*INFORMATION PROVIDED*:
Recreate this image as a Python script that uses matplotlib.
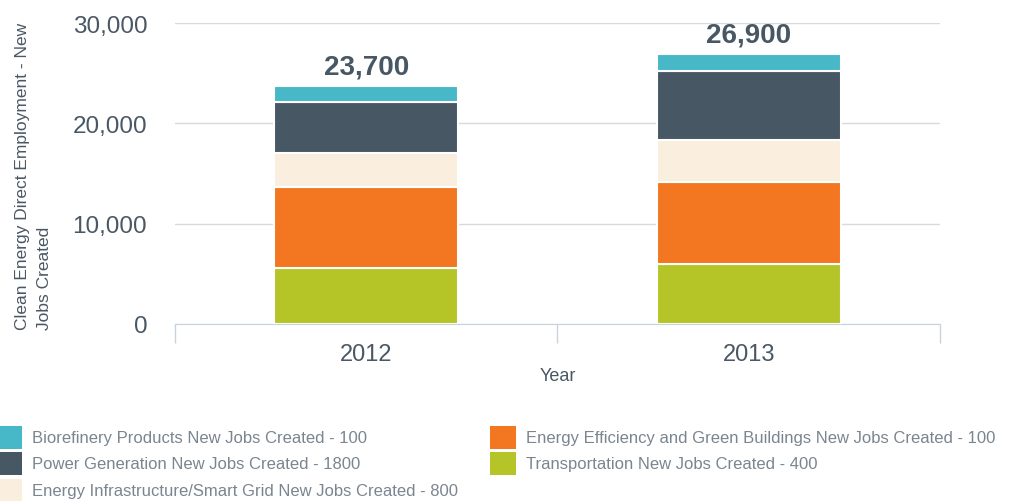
import matplotlib
matplotlib.use("Agg")
import matplotlib.pyplot as plt
from matplotlib.patches import Rectangle
import numpy as np

years = ["2012", "2013"]
series = [
    "Transportation New Jobs Created - 400",
    "Energy Efficiency and Green Buildings New Jobs Created - 100",
    "Energy Infrastructure/Smart Grid New Jobs Created - 800",
    "Power Generation New Jobs Created - 1800",
    "Biorefinery Products New Jobs Created - 100",
]
transport = [5600, 6000]
efficiency = [8100, 8200]
infrastructure = [3300, 4100]
power = [5100, 6900]
biorefinery = [1600, 1700]
totals = [23700, 26900]
colors = ["#b5c427", "#f37721", "#faeedf", "#475764", "#47b8c7"]

values = [transport, efficiency, infrastructure, power, biorefinery]

plt.rcParams["font.family"] = ["Liberation Sans", "DejaVu Sans"]
fig = plt.figure(figsize=(10.12, 5.02), dpi=100)
ax = fig.add_axes([175/1012, 1-325/502, (940-175)/1012, (325-24)/502])

x = np.arange(len(years))
bottom = np.zeros(len(years))
for vals, col, lab in zip(values, colors, series):
    ax.bar(x, vals, width=0.48, bottom=bottom, color=col, edgecolor="white",
           linewidth=1.5, label=lab, zorder=3)
    bottom += np.array(vals)

for xi, t in zip(x, totals):
    ax.annotate(f"{t:,}", (xi, t), xytext=(0, 5), textcoords="offset points",
                ha="center", va="bottom", fontsize=20, fontweight="bold",
                color="#475764")

ax.set_xlim(-0.5, 1.5)
ax.set_ylim(0, 30000)
ax.set_yticks([0, 10000, 20000, 30000])
ax.set_yticklabels([f"{v:,}" for v in [0, 10000, 20000, 30000]])
ax.yaxis.grid(True, color="#d9d9d9", linewidth=1, zorder=0)
ax.set_axisbelow(True)
ax.tick_params(axis="y", length=0, pad=20, labelsize=17.5, labelcolor="#4a5764")
ax.set_xticks(x)
ax.set_xticklabels(years)
ax.set_xticks([-0.5, 0.5, 1.5], minor=True)
ax.tick_params(axis="x", which="major", length=0, pad=14, labelsize=17, labelcolor="#4a5764")
ax.tick_params(axis="x", which="minor", length=14, color="#c8d3e0", width=1)
for s in ["top", "right", "left"]:
    ax.spines[s].set_visible(False)
ax.spines["bottom"].set_color("#c8d3e0")
ax.set_xlabel("Year", fontsize=13, color="#4a5764", labelpad=1)

fig.text(33.5/1012, 1-330/502, "Clean Energy Direct Employment - New\nJobs Created",
         rotation=90, ha="center", va="bottom", multialignment="left",
         fontsize=12.5, color="#4a5764", linespacing=1.55)

# legend
order = [4, 3, 2, 1, 0]
pos = [(-4, 427), (-4, 453), (-4, 480), (490, 427), (490, 453)]
for (px, py), idx in zip(pos, order):
    fig.add_artist(Rectangle((px/1012, 1-(py+23)/502), 26/1012, 23/502,
                             transform=fig.transFigure, color=colors[idx], lw=0))
    fig.text((px+36)/1012, 1-(py+12)/502, series[idx], ha="left", va="center",
             fontsize=12, color="#7a8590",
             family=["Liberation Sans", "DejaVu Sans"])

fig.savefig("out.png", dpi=100)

*WHAT YOU SHOULD DO*: In the data above, please extract the lines from the first one through the line with "import numpy as np", exactly, and keep pictures out.

*CORRECT ANSWER*:
Recreate this image as a Python script that uses matplotlib.
import matplotlib
matplotlib.use("Agg")
import matplotlib.pyplot as plt
from matplotlib.patches import Rectangle
import numpy as np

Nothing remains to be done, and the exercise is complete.